## SET EXERCISE
Write out nothing but the lines from the first line of the entries below through the line with "import matplotlib.pyplot as plt"; no pictures go in.

## RECORDS PROVIDED
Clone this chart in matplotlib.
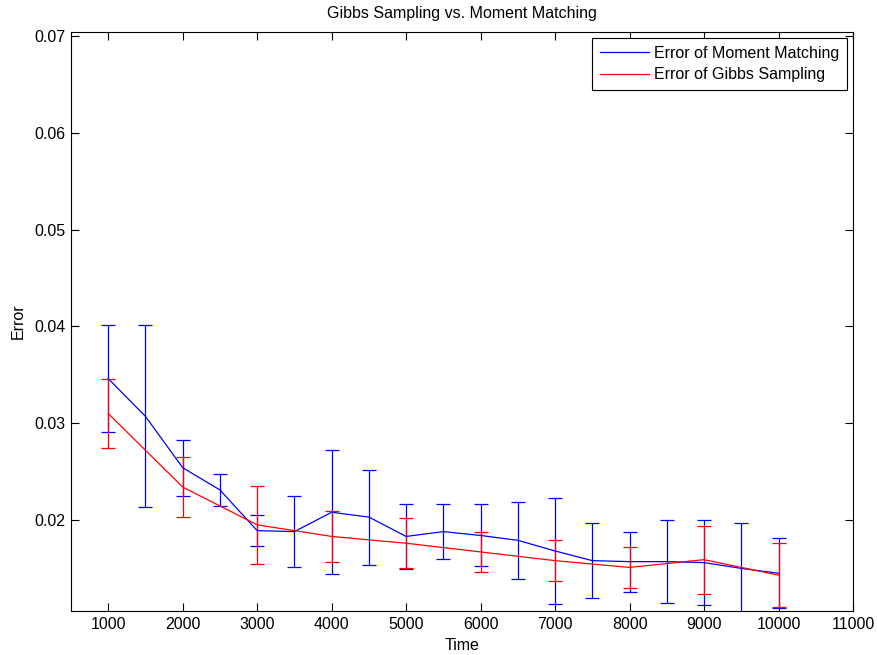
import matplotlib
matplotlib.use("Agg")
import matplotlib.pyplot as plt

# Moment matching (blue), every 500
mm_time = [1000, 1500, 2000, 2500, 3000, 3500, 4000, 4500, 5000, 5500,
           6000, 6500, 7000, 7500, 8000, 8500, 9000, 9500, 10000]
mm_err = [0.0346, 0.0307, 0.0254, 0.0231, 0.0189, 0.0188, 0.0208, 0.0203, 0.0183, 0.0188,
          0.0184, 0.0179, 0.0168, 0.0158, 0.0157, 0.0157, 0.0156, 0.0150, 0.0145]
mm_sd = [0.0055, 0.0094, 0.0029, 0.0017, 0.0016, 0.0037, 0.0064, 0.0049, 0.0034, 0.0028,
         0.0032, 0.0040, 0.0055, 0.0039, 0.0031, 0.0043, 0.0044, 0.0047, 0.0036]

# Gibbs sampling (red), every 1000
gs_time = [1000, 2000, 3000, 4000, 5000, 6000, 7000, 8000, 9000, 10000]
gs_err = [0.0310, 0.0234, 0.0195, 0.0183, 0.0176, 0.0167, 0.0158, 0.0151, 0.0159, 0.0143]
gs_sd = [0.0036, 0.0031, 0.0040, 0.0026, 0.0026, 0.0021, 0.0021, 0.0021, 0.0035, 0.0033]

x_ticks = [1000, 2000, 3000, 4000, 5000, 6000, 7000, 8000, 9000, 10000, 11000]
y_ticks = [0.02, 0.03, 0.04, 0.05, 0.06, 0.07]

plt.rcParams['font.family'] = ['Liberation Sans', 'DejaVu Sans']
FS = 11.5

fig = plt.figure(figsize=(8.78, 6.55), dpi=100)
ax = fig.add_axes([71/878, 44/655, (853-71)/878, (611-32)/655])

ax.errorbar(mm_time, mm_err, yerr=mm_sd, color=(0, 0, 1), lw=0.9, elinewidth=0.9,
            capsize=5, capthick=0.9, label='Error of Moment Matching')
ax.errorbar(gs_time, gs_err, yerr=gs_sd, color=(1, 0, 0), lw=0.9, elinewidth=0.9,
            capsize=5, capthick=0.9, label='Error of Gibbs Sampling')

ax.set_xlim(500, 11000)
ax.set_ylim(0.0106, 0.0704)
ax.set_xticks(x_ticks)
ax.set_xticklabels([str(t) for t in x_ticks])
ax.set_yticks(y_ticks)
ax.set_yticklabels([f'{t:.2f}' for t in y_ticks])
ax.tick_params(direction='in', top=True, right=True, length=6, width=0.8,
               labelsize=FS, pad=4)
for s in ax.spines.values():
    s.set_linewidth(0.8)

ax.set_title('Gibbs Sampling vs. Moment Matching', fontsize=FS, pad=10)
ax.set_xlabel('Time', fontsize=FS, labelpad=5)
ax.set_ylabel('Error', fontsize=FS, labelpad=6)

handles, labels = ax.get_legend_handles_labels()
handles = [h[0] for h in handles]
leg = ax.legend(handles, labels, loc='upper right', fontsize=FS, fancybox=False,
                framealpha=1, edgecolor='black', handlelength=3.1, borderpad=0.5,
                labelspacing=0.4, handletextpad=0.3, borderaxespad=0.37)
leg.get_frame().set_linewidth(0.8)

fig.savefig('out.png', dpi=100)
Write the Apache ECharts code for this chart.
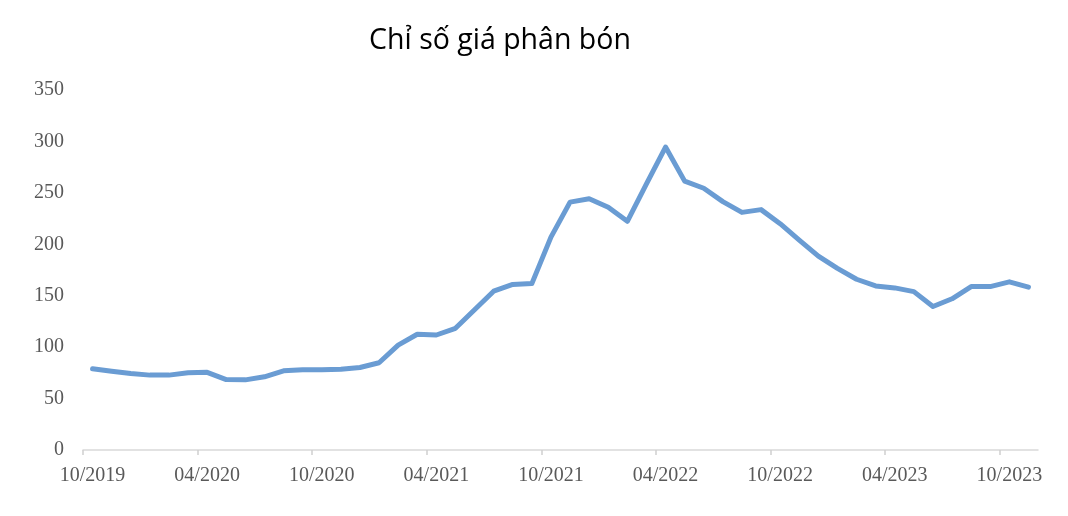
<!DOCTYPE html>
<html>
<head>
<meta charset="utf-8">
<script src="https://cdn.jsdelivr.net/npm/echarts@6/dist/echarts.min.js"></script>
<style>
  html, body { margin: 0; padding: 0; background: #fff; }
  #chart { width: 1068px; height: 516px; }
</style>
</head>
<body>
<div id="chart"></div>
<script>
// monthly categories 10/2019 -> 11/2023
var months = [
    "10/2019", "11/2019", "12/2019", "01/2020", "02/2020", "03/2020",
    "04/2020", "05/2020", "06/2020", "07/2020", "08/2020", "09/2020",
    "10/2020", "11/2020", "12/2020", "01/2021", "02/2021", "03/2021",
    "04/2021", "05/2021", "06/2021", "07/2021", "08/2021", "09/2021",
    "10/2021", "11/2021", "12/2021", "01/2022", "02/2022", "03/2022",
    "04/2022", "05/2022", "06/2022", "07/2022", "08/2022", "09/2022",
    "10/2022", "11/2022", "12/2022", "01/2023", "02/2023", "03/2023",
    "04/2023", "05/2023", "06/2023", "07/2023", "08/2023", "09/2023",
    "10/2023", "11/2023"
];

// chỉ số giá phân bón
var fertilizerIndex = [
    79, 76.5, 74.3, 72.8, 72.8, 75, 75.5, 68.5, 68.2, 71.2,
    77, 78, 78, 78.6, 80.2, 84.8, 102, 112.5, 111.8, 118.3,
    136.3, 154.4, 161, 161.8, 207, 241, 244.3, 236, 222.3, 258.8,
    294.5, 261.4, 254.5, 241.5, 231, 233.7, 220, 204, 188.5, 176.6,
    166, 159.5, 157.6, 154, 139.5, 147, 158.9, 158.9, 163.5, 158.3
];

// x labels every 6 months
var labelMonths = ["10/2019", "04/2020", "10/2020", "04/2021", "10/2021",
    "04/2022", "10/2022", "04/2023", "10/2023"];

var yTicks = { min: 0, max: 350, step: 50 };

// each month is a band of width 1, point sits in the middle
var tickPos = labelMonths.map(function (m) { return months.indexOf(m); });
var labelPos = tickPos.map(function (p) { return p + 0.5; });
var seriesData = fertilizerIndex.map(function (v, i) { return [i + 0.5, v]; });

var chart = echarts.init(document.getElementById("chart"));

var option = {
    backgroundColor: "#fff",
    animation: false,
    title: {
        text: "Chỉ số giá phân bón",
        left: 495,
        top: 21,
        textAlign: "center",
        textStyle: {
            fontFamily: "Open Sans",
            fontSize: 28.5,
            fontWeight: "normal",
            color: "#000"
        }
    },
    grid: {
        left: 83,
        right: 30,
        top: 90,
        bottom: 66
    },
    xAxis: {
        type: "value",
        min: 0,
        max: months.length,
        axisLine: {
            lineStyle: { color: "#d9d9d9", width: 1.5 }
        },
        axisTick: {
            show: true,
            customValues: tickPos,
            length: 5,
            lineStyle: { color: "#d0d0d0", width: 1.5 }
        },
        axisLabel: {
            customValues: labelPos,
            margin: 16,
            fontFamily: "Liberation Serif",
            fontSize: 20,
            color: "#595959",
            formatter: function (val) {
                return months[Math.floor(val)] || "";
            }
        },
        splitLine: { show: false }
    },
    yAxis: {
        type: "value",
        min: yTicks.min,
        max: yTicks.max,
        interval: yTicks.step,
        axisLine: { show: false },
        axisTick: { show: false },
        splitLine: { show: false },
        axisLabel: {
            margin: 19,
            fontFamily: "Liberation Serif",
            fontSize: 20,
            color: "#595959"
        }
    },
    series: [{
        name: "Chỉ số giá phân bón",
        type: "line",
        data: seriesData,
        symbol: "none",
        smooth: false,
        lineStyle: {
            color: "#6a9cd3",
            width: 5,
            join: "round",
            cap: "round"
        }
    }]
};

chart.setOption(option);
</script>
</body>
</html>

## TASK ANSWER
Clone this chart in matplotlib.
import matplotlib
matplotlib.use("Agg")
import matplotlib.pyplot as plt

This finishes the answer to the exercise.